Terminato velocemente il pranzo (?), e dopo alcune indicazioni telefoniche, ci dirigiamo verso l’abitazione della conoscente.
Era stata per molti anni nostra collaboratrice familiare ma, sopratutto assistette la mamma di mia moglie durante il periodo di allettamento sino al giorno della scomparsa. Aveva una disponibilità eccezionale e tutta la nostra fiducia. In seguito, lei di origini siciliane, si trasferì con il marito nel paese d’origine (Tabaccaro, vicino a Marsala) ed eravamo rimasti periodicamente in contatto con la promessa che nel caso fossimo andati in Sicilia non avremmo mancato a una nostra visita.

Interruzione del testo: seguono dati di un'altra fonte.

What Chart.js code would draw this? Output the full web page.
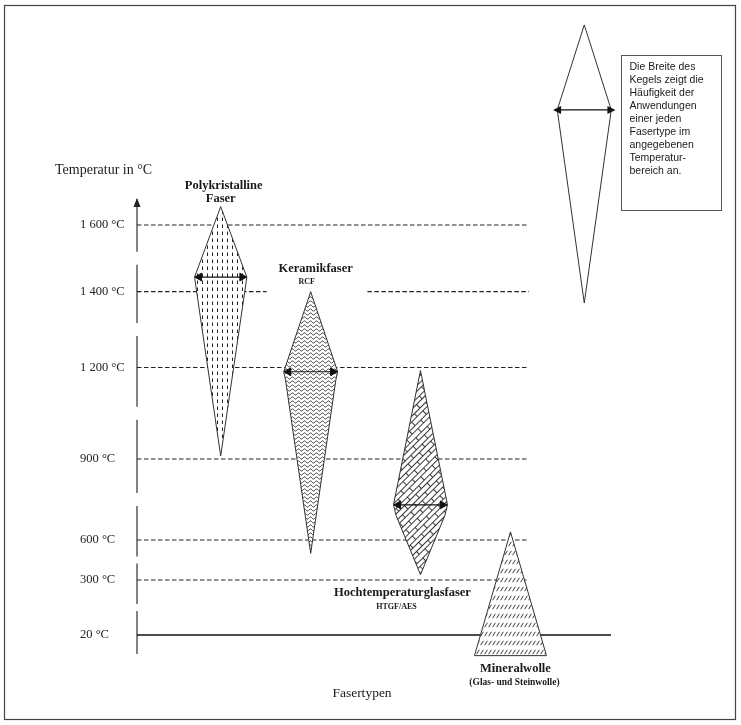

Ci accoglie con la nota ospitalità siciliana e prima di ripartire ci riempie di doni: erbe aromatiche, capperi sotto sale, olive sott’olio e una montagna di pasticcini alle mandorle, ma soprattutto con la gioia che le vediamo stampata sul viso per aver mantenuto la promessa.
Ci avviamo verso il nostro B&B con un misto di soddisfazione per aver completato il programma settimanale previsto e, contemporaneamente, con un poco di nostalgia al pensiero che l’indomani dovremo ripartire per Bergamo.